Fox-TV has taken President Bush up on his request and will produce a special edition of "America's Most Wanted" -- throwing the light of publicity on Osama bin Laden and his terrorist cronies.
John Walsh, the show's host, told the New York Times that White House aide Scott Sforza called him on Tuesday and told him that administration staffers had come up with the idea during a brainstorming session at the White House.
"He told me they were sitting around a table talking about how the American public is frustrated, angry and heartbroken, and want to do something, and `America's Most Wanted' does something," said Walsh.
He said the White House hoped his collaboration would not only help law enforcement agencies, but also relieve Americans' thirst for vengeance, according to the Times.
"The evidence is clear that the show catches criminals," said James Wilkensen, the deputy White House communications director. "The show can be of help in the president's desire to bring the terrorists to justice."
According to the newspaper, White House officials contacted News Corp. president and CEO Peter Chernin and asked him to find time for the special broadcast after they learned that Fox had pre-empted the next three episodes of the show to make room for Major League Baseball playoffs.
The "America's Most Wanted" special airs Friday night (at 9 ET), replacing the new drama "Pasadena," which has gotten off to a less than spectacular start in the ratings.
(Thanks to UPI Hollywood Reporter Pat Nason)
THINGS WE DON'T UNDERSTAND
New York Mayor Rudy Giuliani is saying "no thanks" to a Saudi prince's $10 million.
Apparently he didn't like the guy's comments about U.S. foreign policy.
Prince Alwaleed Bin Talal Bin Abdulaziz Alsaud --- listed by Forbes magazine as the sixth wealthiest man in the world -- attended a memorial service at Ground Zero Thursday, exactly one month after the terrorist attacks on the World Trade Center in New York City. He gave Giuliani a check for $10 million for the Twin Towers Fund, a fund started by the mayor to aid the families of city workers who lost a family member at the World Trade Center.
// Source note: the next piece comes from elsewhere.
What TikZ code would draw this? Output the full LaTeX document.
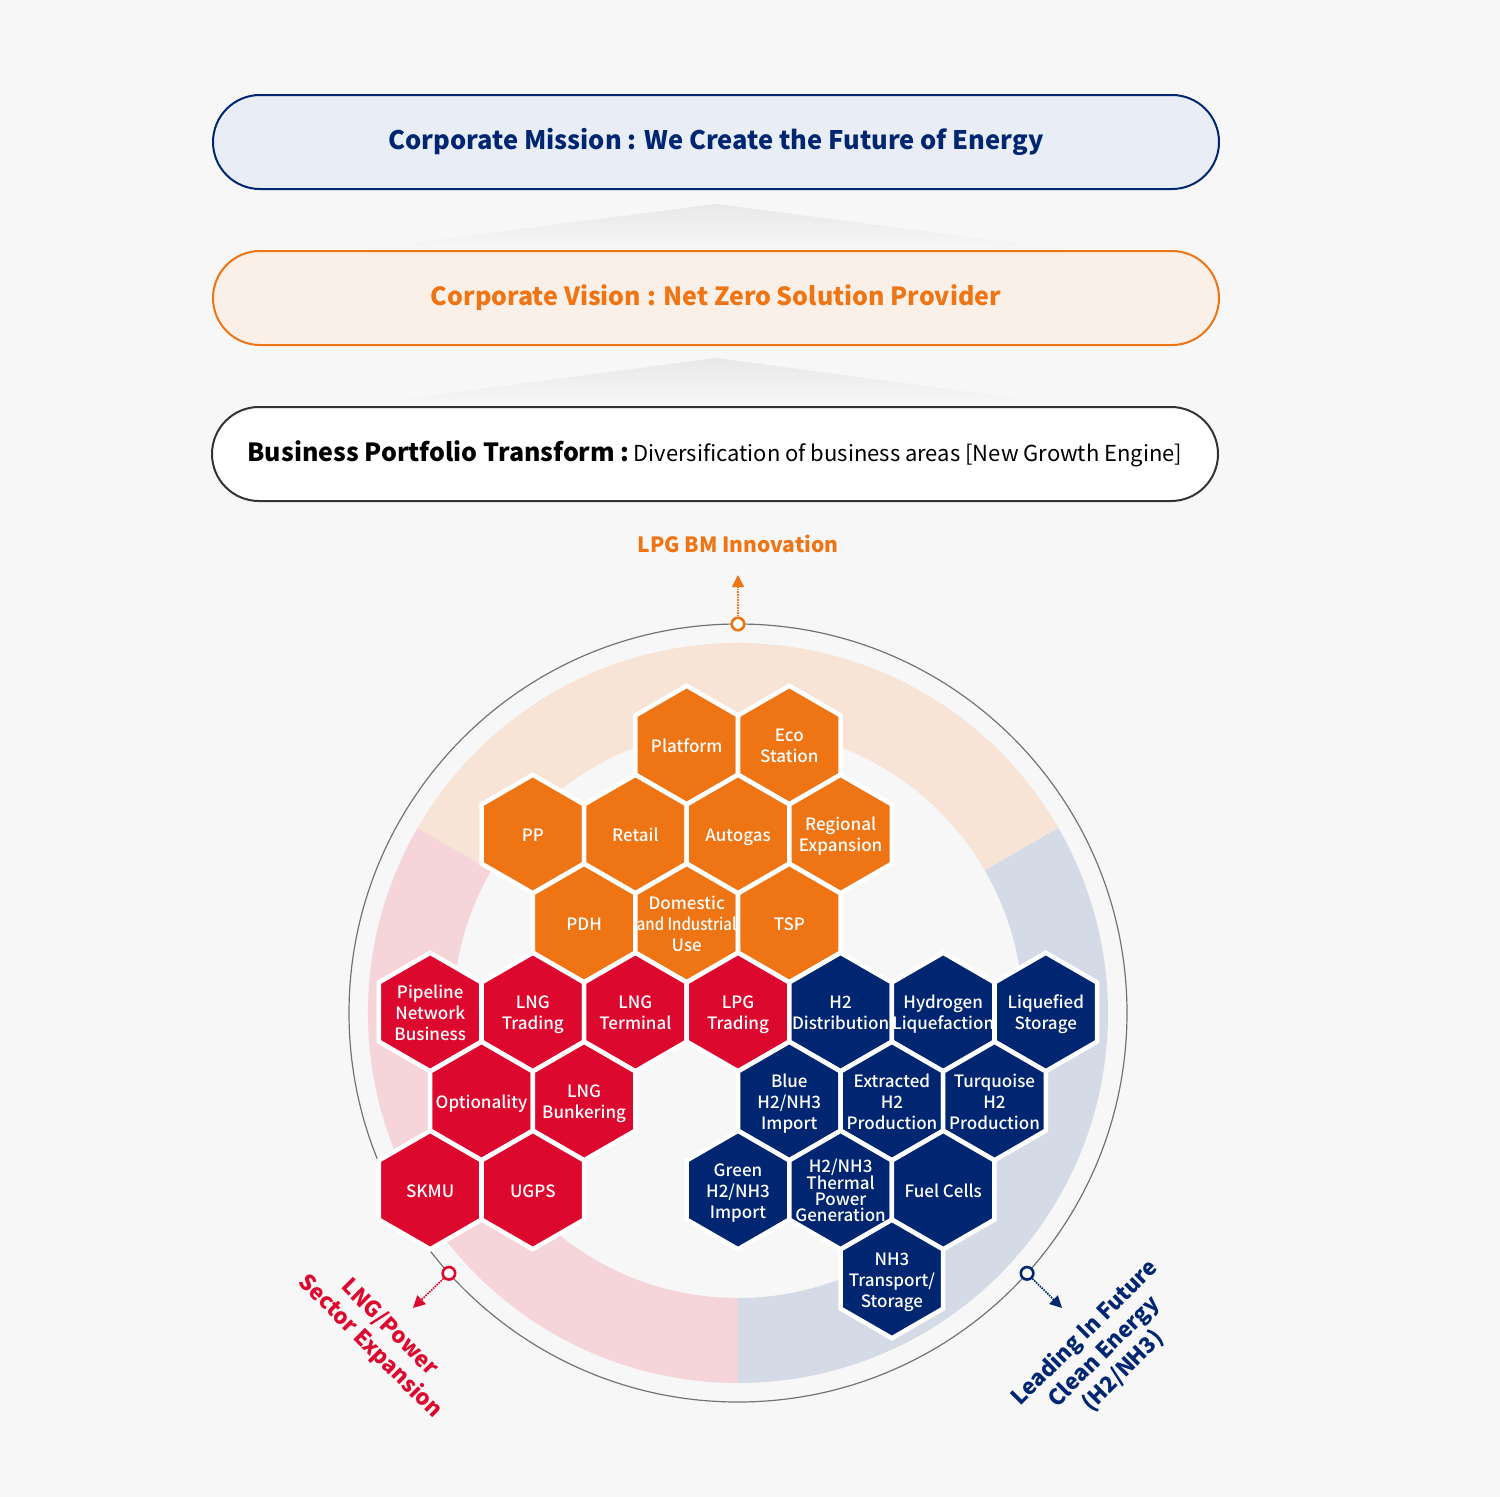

But then Alwaleed's aide handed out a statement to reporters. In it, the prince said the United States should examine "some of the issues that led to such a criminal attack," such as its policy in the Middle East.
Giuliani called the statement "highly irresponsible and very, very dangerous." In his words: "There is no justification for (the attacks). The people who did it lost any right to ask for justification for it when they slaughtered four or five thousand innocent people and to suggest that there's a justification for it only invites this happening in the future."
NEWS OF OTHER LIFE FORMS
Some 250,000 people are expected this weekend in the "Pumpkin Capital of the World" to pay homage to The Great Gourd as Half Moon Bay, Calif., celebrates its 31st annual Art and Pumpkin Festival.
The highlights will include the display of this year's winner of Monday's Safeway World Championship Pumpkin Weigh-Off --- a 1,016-pound behemouth grown by Steve Daletas of Pleasant Hill, Oregon. Daletas drove the Volkswagen-sized gourd to the festival in the back of his pick-up truck --- eliciting stares, finger-pointing and waves from other motorists along the way.
The festival takes place Oct. 13-14 (from 10 a.m. to 5 p.m. PT) on Half Moon Bay's Main Street.
TODAY'S SIGN THE WORLD IS ENDING
Two suburban Chicago middle-school students are being held in juvenile detention for allegedly spiking their science teacher's coffee with hydrochloric acid.
The incident occurred Wednesday at K.D. Waldo Middle School in Aurora, Ill., after the teacher left a study hall briefly to monitor the hall.
He was preparing for his next class and had warned the girls about the dangers of hydrochloric acid before leaving them in the room. The 13-year-old girl allegedly acted as a lookout while the 12-year-old poured acid into the teacher's coffee mug, a school official said.
The 31-year-old teacher suffered mouth burns and spit out the coffee after taking a sip. He was treated at a local hospital and released.
The girls have been charged as juveniles with felony aggravated battery.
AND FINALLY, TODAY'S UPLIFTING STORY
President Bush is asking "every child in America to earn or give a dollar" to help the children of Afghanistan, whom he says "are starving and are severely malnourished."
In an unusual final statement at the end of his first formal news conference Thursday evening, the president announced that the American Red Cross had set up a special fund for Afghan children.
"Their country has been through a great of war and suffering. Many children there are starving and are severely malnourished," Bush said. "One in three Afghan children is an orphan. Almost half suffer chronic malnutrition. And we can and must help them."
He called it "an opportunity to help others while teaching our own children a valuable lesson about service and character."
The president said children can send their dollar in an envelope marked "America's Fund For Afghan Children" to the White House at 1600 Pennsylvania Ave. in Washington, D.C.